Yakimov, con il lungo cappotto a ruota, il cappello di astrakan sulla testa, la corporatura filiforme quasi sollevata dal vento, pareva uno spettro della prima guerra mondiale: il membro di qualche famiglia nobile caduta in malora che aveva messo l’uniforme solo per partecipare a una parata. (p. 158)

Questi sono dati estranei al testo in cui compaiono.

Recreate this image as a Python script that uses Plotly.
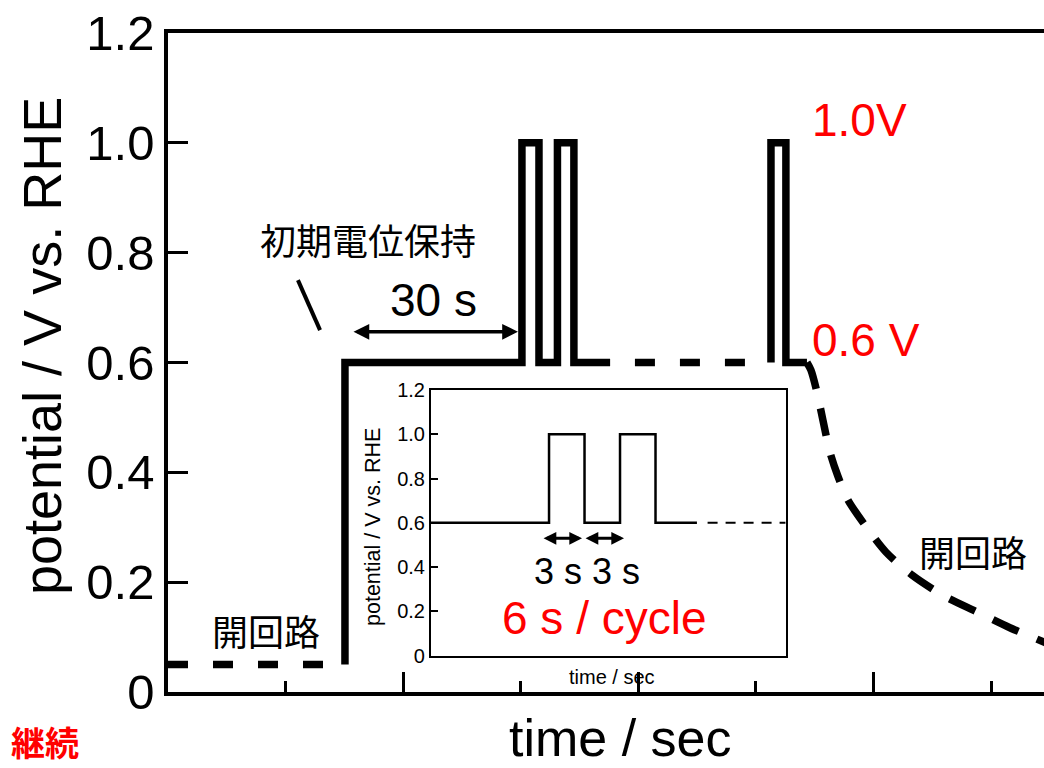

Siamo nel 1935, pochissimi anni prima dello scoppio della Seconda Guerra Mondiale, eppure, né i coniugi Pringle né nessun altro sembrano accorgersi dei tempi che corrono; l’avanzata nazista e il ritiro dell’esercito inglese sembrano lontanissimi, eppure la guerra riaffiora sempre in ogni conversazione. Harriet, Guy e tutti i loro amici vivono in un tempo sospeso, non rendendosi conto fino in fondo di come l’Europa stia cadendo verso il baratro. Si rinchiudono in sale da tè, in ristoranti facoltosi e nell’organizzazione di cene e balli; sono ovattati in una vita che li sta scivolando via, ancorati a un mondo che sta crollando per sempre.

La grande fortuna di Olivia Manning è la riscoperta di un’autrice che indagò il tema del viaggio, del matrimonio e quello della guerra e lo fece in un modo inaspettato. Non ci sono grandi e clamorosi colpi di scena nella lettura del romanzo, ma basta una parola o gesto a dimostrare quanto quello che vivono i Pringles, sia pura finzione. Il primo libro della trilogia dei Balcani è una storia complessa che rompe con i “consueti” racconti di guerra e ci mostra come in quanti non si siano resi conto di quello che stava accadendo. È una commedia tragica, nella quale i personaggi si muovono in cerca di qualcosa che non esiste più («La vita era lì era sempre stata incerta e le persone come lepri sfuggite a una trappola, avevano ritrovato in fretta la spensieratezza», p. 204).

In La Grande fortuna, sono descritti i rapporti umani (e non solo di amore, ma anche di amicizia, di lavoro e di mero opportunismo) ma c’è anche la società del Primo Novecento incerta sul futuro e quindi tutta rivolta al passato.